§ Task description:
Could you copy exactly the lines from the start of the records through the one containing "from matplotlib.ticker import", both included, and leave out the pictures?

────

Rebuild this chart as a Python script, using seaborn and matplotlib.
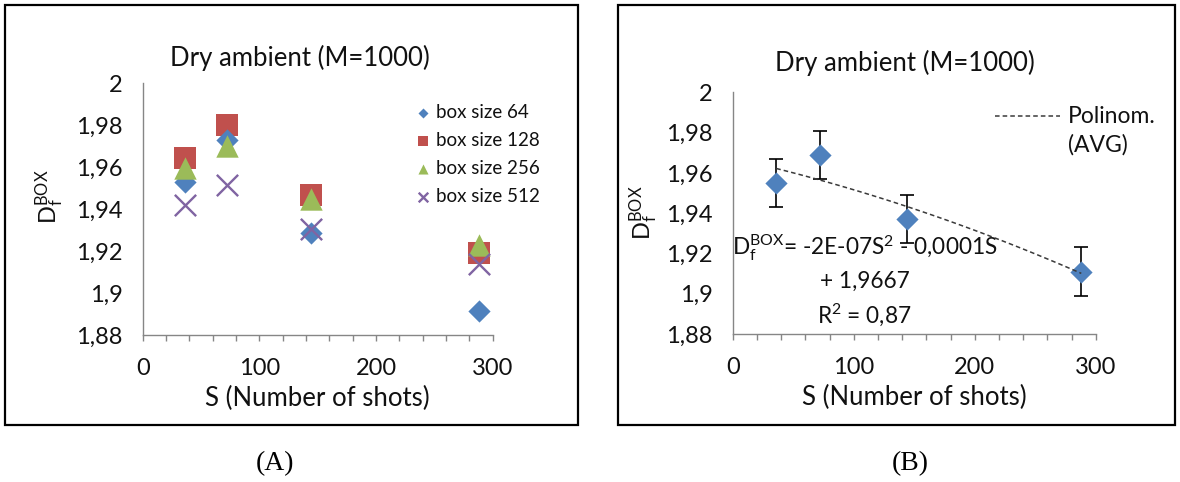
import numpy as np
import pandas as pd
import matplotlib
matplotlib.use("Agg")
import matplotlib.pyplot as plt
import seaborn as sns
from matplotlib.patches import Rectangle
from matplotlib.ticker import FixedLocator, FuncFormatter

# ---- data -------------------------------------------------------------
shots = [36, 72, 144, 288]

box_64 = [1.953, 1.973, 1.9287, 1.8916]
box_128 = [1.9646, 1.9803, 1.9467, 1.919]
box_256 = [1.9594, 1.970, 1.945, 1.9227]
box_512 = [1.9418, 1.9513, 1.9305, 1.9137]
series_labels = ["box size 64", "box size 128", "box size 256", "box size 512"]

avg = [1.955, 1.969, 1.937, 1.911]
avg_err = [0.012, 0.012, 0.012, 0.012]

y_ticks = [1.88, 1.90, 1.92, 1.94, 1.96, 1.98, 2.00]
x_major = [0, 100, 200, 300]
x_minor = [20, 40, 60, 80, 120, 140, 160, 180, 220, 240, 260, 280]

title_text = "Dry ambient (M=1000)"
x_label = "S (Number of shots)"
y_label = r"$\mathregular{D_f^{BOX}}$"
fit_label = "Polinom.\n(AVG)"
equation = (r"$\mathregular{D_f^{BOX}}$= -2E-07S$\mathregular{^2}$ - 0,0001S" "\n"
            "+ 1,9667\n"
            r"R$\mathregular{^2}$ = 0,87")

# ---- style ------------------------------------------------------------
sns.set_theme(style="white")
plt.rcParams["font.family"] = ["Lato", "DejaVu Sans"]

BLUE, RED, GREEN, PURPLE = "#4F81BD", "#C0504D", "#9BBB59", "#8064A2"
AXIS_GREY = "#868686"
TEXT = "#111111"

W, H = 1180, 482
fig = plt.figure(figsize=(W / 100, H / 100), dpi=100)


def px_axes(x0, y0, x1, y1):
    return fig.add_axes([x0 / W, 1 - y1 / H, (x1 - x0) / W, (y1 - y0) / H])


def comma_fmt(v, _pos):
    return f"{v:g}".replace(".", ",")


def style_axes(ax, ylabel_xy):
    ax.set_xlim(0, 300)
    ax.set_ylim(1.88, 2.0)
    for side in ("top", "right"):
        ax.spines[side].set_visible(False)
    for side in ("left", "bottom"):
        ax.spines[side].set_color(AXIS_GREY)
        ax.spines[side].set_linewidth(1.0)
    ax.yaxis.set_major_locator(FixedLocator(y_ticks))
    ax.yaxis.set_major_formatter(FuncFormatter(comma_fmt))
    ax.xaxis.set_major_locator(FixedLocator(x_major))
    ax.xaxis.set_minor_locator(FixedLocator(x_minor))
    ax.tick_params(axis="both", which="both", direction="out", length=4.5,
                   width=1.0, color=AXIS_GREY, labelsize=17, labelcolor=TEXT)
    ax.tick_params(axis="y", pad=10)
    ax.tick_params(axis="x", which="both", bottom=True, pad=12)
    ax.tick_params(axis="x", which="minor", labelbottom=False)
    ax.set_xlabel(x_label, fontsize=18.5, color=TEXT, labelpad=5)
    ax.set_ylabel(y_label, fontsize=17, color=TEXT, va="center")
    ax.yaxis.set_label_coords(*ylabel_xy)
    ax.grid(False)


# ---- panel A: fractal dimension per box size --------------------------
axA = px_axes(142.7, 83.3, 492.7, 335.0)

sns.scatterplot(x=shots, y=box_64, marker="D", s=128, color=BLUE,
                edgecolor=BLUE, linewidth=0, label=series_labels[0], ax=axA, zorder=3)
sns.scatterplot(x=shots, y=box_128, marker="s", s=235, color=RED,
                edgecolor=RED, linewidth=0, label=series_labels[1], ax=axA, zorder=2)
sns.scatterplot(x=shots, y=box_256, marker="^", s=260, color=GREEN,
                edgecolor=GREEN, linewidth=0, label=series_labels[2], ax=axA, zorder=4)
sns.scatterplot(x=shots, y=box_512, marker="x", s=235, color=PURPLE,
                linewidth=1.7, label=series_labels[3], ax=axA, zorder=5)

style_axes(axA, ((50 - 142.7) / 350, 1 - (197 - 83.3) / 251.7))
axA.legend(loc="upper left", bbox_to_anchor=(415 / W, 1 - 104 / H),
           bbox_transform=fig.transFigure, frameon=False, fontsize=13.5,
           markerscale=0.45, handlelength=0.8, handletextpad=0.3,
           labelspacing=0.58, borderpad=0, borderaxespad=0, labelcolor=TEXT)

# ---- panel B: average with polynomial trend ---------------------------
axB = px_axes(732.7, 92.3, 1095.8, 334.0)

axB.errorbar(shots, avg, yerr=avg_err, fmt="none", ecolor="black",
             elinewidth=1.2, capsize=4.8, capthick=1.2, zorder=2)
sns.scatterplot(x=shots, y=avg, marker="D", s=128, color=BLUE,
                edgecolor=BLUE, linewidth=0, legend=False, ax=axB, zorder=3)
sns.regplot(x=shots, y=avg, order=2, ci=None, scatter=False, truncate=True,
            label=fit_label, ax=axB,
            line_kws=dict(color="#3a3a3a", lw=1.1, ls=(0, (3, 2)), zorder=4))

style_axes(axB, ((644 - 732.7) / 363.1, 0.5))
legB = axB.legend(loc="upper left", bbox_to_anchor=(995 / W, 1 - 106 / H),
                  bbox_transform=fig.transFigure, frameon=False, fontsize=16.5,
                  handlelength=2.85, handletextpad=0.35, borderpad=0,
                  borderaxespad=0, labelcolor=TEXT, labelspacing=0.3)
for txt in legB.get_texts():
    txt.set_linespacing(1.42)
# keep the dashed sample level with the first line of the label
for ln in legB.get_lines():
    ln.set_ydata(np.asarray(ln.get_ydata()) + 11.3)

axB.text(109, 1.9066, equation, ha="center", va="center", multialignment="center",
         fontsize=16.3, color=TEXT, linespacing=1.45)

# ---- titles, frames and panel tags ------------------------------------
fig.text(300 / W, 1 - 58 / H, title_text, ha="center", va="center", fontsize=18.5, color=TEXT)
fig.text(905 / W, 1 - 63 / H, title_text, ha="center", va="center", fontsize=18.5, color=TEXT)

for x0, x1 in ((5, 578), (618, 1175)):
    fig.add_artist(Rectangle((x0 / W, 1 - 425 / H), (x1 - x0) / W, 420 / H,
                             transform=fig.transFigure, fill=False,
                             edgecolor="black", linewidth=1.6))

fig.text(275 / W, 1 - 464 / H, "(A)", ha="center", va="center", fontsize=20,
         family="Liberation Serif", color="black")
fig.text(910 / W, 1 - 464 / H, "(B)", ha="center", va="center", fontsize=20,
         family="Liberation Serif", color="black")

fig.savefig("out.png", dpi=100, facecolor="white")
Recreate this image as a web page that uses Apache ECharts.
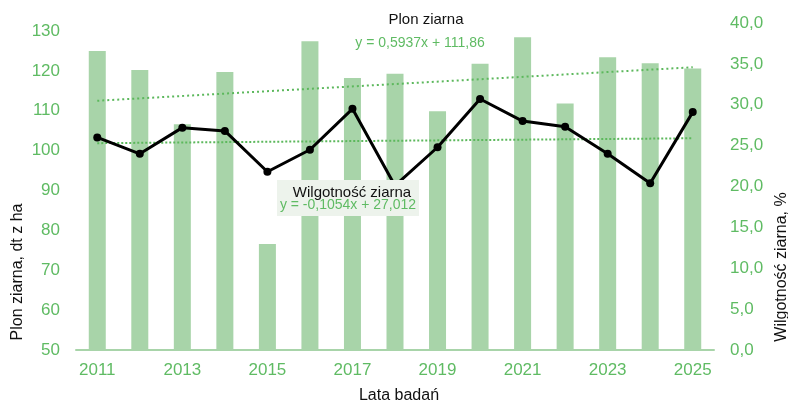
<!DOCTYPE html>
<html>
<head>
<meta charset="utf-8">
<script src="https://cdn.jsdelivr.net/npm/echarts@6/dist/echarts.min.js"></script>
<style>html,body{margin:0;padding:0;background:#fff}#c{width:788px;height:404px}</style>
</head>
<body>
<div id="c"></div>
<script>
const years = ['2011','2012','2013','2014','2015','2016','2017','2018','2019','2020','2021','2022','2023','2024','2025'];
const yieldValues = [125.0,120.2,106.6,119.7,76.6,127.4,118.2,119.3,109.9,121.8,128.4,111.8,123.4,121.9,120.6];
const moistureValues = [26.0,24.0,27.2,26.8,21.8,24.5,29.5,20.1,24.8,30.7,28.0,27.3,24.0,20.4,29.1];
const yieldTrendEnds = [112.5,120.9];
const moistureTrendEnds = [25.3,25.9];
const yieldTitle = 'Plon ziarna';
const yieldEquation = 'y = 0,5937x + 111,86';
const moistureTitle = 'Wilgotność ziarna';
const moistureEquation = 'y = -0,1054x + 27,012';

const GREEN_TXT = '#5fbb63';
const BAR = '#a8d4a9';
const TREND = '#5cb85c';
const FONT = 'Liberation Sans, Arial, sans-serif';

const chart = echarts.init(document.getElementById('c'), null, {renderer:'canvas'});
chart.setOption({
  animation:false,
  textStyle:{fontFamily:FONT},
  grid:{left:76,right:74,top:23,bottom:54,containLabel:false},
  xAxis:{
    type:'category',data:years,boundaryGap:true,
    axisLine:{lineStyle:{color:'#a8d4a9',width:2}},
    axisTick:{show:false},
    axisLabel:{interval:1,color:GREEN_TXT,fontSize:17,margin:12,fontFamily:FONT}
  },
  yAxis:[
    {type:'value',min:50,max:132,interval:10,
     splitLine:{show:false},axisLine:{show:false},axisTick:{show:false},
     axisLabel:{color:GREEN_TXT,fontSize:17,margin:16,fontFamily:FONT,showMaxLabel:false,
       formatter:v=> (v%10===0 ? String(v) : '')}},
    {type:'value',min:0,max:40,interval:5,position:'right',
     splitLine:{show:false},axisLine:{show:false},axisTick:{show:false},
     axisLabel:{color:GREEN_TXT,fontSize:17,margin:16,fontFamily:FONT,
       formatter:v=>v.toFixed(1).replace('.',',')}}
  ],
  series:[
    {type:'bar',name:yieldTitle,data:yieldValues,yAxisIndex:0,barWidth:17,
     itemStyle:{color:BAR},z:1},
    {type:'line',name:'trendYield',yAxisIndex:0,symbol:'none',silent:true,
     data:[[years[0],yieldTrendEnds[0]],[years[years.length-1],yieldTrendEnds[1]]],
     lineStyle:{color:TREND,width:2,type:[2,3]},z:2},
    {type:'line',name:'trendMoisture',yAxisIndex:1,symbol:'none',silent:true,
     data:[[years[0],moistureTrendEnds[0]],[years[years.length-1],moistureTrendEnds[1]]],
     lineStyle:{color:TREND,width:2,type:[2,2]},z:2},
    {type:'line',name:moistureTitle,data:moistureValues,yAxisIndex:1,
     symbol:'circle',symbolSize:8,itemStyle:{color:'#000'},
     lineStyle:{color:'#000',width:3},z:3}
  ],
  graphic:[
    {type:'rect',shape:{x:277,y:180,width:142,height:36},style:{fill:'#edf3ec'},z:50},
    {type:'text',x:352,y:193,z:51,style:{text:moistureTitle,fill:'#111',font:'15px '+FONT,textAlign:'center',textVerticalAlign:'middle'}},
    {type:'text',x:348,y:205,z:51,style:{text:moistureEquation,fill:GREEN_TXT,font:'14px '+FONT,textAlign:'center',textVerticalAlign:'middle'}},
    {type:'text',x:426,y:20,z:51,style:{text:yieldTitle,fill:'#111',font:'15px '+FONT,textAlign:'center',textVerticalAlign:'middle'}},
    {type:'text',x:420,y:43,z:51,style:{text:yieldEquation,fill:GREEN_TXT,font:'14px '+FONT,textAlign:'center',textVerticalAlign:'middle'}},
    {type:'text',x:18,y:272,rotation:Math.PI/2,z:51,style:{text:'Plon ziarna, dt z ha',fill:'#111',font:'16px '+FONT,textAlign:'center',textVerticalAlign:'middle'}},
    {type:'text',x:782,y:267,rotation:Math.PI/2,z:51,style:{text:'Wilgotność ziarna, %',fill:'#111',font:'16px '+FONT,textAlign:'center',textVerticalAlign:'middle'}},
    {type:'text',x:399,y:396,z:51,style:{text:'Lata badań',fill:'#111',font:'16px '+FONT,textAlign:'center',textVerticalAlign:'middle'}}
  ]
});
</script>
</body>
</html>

────

§ Response below:
Rebuild this chart as a Python script, using seaborn and matplotlib.
import numpy as np
import pandas as pd
import matplotlib
matplotlib.use("Agg")
import matplotlib.pyplot as plt
import seaborn as sns
from matplotlib.patches import Rectangle
from matplotlib.ticker import FixedLocator, FuncFormatter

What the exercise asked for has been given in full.